Exercise prompt ▸
Reproduce only the lines of the material below that start at the line containing "Convert this diagram to TikZ code." and stop at the line containing "108) -- cycle;". Keep both end lines.

[Figure scripts]
* begin *
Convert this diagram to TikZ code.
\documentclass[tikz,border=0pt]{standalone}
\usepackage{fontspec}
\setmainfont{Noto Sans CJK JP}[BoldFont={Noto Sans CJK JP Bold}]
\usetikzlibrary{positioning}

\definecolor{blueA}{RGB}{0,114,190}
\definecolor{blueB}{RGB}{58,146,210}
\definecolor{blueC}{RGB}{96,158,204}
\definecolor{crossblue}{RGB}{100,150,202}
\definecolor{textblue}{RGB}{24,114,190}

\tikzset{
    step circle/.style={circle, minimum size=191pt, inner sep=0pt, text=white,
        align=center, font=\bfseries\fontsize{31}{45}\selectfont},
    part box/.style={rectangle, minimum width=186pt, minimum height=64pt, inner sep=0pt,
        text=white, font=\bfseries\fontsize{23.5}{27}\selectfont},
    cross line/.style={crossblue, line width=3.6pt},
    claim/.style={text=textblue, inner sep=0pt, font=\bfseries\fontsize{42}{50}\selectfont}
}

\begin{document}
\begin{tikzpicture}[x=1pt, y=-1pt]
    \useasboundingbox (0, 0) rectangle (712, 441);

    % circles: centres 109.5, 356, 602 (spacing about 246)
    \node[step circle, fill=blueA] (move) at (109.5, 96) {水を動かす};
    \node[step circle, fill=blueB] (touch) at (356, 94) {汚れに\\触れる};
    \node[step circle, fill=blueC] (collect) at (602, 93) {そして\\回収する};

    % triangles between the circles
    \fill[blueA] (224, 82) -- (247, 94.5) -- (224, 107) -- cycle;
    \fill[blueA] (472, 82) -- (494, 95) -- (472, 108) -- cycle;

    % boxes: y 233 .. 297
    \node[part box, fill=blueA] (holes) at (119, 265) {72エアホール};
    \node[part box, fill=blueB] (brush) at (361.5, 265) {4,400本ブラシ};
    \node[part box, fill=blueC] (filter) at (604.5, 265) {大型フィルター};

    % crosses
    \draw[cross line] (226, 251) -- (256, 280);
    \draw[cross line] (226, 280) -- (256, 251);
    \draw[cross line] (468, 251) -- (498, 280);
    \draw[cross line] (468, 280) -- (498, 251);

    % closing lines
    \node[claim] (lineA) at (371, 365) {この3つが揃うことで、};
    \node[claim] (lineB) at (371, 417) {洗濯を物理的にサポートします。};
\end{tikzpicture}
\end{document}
* end *
* begin *
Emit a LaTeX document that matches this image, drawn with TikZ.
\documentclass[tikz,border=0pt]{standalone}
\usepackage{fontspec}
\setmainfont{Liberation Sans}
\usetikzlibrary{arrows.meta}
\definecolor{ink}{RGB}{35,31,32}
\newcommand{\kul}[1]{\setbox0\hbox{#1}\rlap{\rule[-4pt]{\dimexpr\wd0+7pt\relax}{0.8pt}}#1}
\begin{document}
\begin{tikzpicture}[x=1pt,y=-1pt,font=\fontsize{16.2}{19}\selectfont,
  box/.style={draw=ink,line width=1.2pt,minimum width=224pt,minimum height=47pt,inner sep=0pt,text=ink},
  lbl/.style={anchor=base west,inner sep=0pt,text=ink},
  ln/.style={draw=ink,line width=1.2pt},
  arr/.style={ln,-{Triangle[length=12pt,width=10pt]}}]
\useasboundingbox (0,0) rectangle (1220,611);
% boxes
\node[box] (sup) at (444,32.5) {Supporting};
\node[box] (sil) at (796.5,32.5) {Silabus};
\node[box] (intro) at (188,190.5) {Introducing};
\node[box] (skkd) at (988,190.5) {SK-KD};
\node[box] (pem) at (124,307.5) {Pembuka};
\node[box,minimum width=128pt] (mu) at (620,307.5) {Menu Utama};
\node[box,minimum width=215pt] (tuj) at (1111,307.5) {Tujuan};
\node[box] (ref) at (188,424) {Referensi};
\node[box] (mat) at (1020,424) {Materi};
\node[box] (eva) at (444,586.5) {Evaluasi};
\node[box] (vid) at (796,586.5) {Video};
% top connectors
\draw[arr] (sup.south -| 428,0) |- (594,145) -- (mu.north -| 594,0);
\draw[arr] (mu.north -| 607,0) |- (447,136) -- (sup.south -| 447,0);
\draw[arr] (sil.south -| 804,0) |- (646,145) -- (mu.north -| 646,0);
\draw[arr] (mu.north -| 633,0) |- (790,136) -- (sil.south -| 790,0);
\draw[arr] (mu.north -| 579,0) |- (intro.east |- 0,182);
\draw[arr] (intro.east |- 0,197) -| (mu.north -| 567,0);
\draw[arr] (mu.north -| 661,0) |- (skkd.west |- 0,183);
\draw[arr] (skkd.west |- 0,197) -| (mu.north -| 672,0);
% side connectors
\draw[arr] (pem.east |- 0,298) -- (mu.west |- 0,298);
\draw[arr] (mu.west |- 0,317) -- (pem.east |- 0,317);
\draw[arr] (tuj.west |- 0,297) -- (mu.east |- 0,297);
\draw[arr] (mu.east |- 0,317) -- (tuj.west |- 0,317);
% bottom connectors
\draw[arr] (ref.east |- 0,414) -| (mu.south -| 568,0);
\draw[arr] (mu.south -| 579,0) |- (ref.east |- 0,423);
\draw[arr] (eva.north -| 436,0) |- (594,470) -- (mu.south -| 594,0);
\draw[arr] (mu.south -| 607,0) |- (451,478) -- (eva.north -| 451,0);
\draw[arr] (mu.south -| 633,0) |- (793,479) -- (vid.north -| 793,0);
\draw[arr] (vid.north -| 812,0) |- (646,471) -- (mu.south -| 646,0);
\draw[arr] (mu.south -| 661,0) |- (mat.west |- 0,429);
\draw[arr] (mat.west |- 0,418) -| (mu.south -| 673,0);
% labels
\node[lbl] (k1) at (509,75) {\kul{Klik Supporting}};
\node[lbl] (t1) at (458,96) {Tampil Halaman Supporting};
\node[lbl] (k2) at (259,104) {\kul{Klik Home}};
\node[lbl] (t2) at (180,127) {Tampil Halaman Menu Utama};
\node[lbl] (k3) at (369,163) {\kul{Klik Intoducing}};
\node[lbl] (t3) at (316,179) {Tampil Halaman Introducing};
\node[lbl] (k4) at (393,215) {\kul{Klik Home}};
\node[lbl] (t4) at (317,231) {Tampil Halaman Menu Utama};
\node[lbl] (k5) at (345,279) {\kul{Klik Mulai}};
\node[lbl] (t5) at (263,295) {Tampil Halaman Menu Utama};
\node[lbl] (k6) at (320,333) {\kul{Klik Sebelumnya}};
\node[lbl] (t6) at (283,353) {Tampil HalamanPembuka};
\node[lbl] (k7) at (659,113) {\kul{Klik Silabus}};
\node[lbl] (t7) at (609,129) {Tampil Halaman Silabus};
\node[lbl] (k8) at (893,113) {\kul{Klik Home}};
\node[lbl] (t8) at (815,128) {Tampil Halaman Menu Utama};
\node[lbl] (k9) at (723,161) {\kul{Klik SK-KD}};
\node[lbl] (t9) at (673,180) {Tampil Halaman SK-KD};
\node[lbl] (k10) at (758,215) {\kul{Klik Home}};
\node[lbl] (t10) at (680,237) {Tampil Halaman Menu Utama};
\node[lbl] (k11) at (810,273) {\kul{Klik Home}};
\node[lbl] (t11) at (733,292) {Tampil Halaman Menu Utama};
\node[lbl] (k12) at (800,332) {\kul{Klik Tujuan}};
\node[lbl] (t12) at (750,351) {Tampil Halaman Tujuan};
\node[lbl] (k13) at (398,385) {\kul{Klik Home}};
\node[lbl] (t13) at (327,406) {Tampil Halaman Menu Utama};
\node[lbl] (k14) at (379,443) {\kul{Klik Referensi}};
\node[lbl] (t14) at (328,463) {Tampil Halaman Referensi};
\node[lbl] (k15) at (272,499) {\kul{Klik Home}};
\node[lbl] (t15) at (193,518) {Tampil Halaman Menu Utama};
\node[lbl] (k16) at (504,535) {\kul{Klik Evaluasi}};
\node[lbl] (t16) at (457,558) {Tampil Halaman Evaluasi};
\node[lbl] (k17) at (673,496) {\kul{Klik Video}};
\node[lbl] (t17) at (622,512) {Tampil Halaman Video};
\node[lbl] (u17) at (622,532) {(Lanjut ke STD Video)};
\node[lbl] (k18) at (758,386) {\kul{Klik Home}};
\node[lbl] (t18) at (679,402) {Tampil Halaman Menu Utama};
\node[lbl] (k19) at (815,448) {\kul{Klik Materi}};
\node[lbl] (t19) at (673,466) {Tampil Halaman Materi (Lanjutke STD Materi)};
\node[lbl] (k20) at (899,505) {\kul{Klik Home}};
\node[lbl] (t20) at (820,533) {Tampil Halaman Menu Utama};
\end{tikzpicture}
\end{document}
* end *
Full answer ▸
Convert this diagram to TikZ code.
\documentclass[tikz,border=0pt]{standalone}
\usepackage{fontspec}
\setmainfont{Noto Sans CJK JP}[BoldFont={Noto Sans CJK JP Bold}]
\usetikzlibrary{positioning}

\definecolor{blueA}{RGB}{0,114,190}
\definecolor{blueB}{RGB}{58,146,210}
\definecolor{blueC}{RGB}{96,158,204}
\definecolor{crossblue}{RGB}{100,150,202}
\definecolor{textblue}{RGB}{24,114,190}

\tikzset{
    step circle/.style={circle, minimum size=191pt, inner sep=0pt, text=white,
        align=center, font=\bfseries\fontsize{31}{45}\selectfont},
    part box/.style={rectangle, minimum width=186pt, minimum height=64pt, inner sep=0pt,
        text=white, font=\bfseries\fontsize{23.5}{27}\selectfont},
    cross line/.style={crossblue, line width=3.6pt},
    claim/.style={text=textblue, inner sep=0pt, font=\bfseries\fontsize{42}{50}\selectfont}
}

\begin{document}
\begin{tikzpicture}[x=1pt, y=-1pt]
    \useasboundingbox (0, 0) rectangle (712, 441);

    % circles: centres 109.5, 356, 602 (spacing about 246)
    \node[step circle, fill=blueA] (move) at (109.5, 96) {水を動かす};
    \node[step circle, fill=blueB] (touch) at (356, 94) {汚れに\\触れる};
    \node[step circle, fill=blueC] (collect) at (602, 93) {そして\\回収する};

    % triangles between the circles
    \fill[blueA] (224, 82) -- (247, 94.5) -- (224, 107) -- cycle;
    \fill[blueA] (472, 82) -- (494, 95) -- (472, 108) -- cycle;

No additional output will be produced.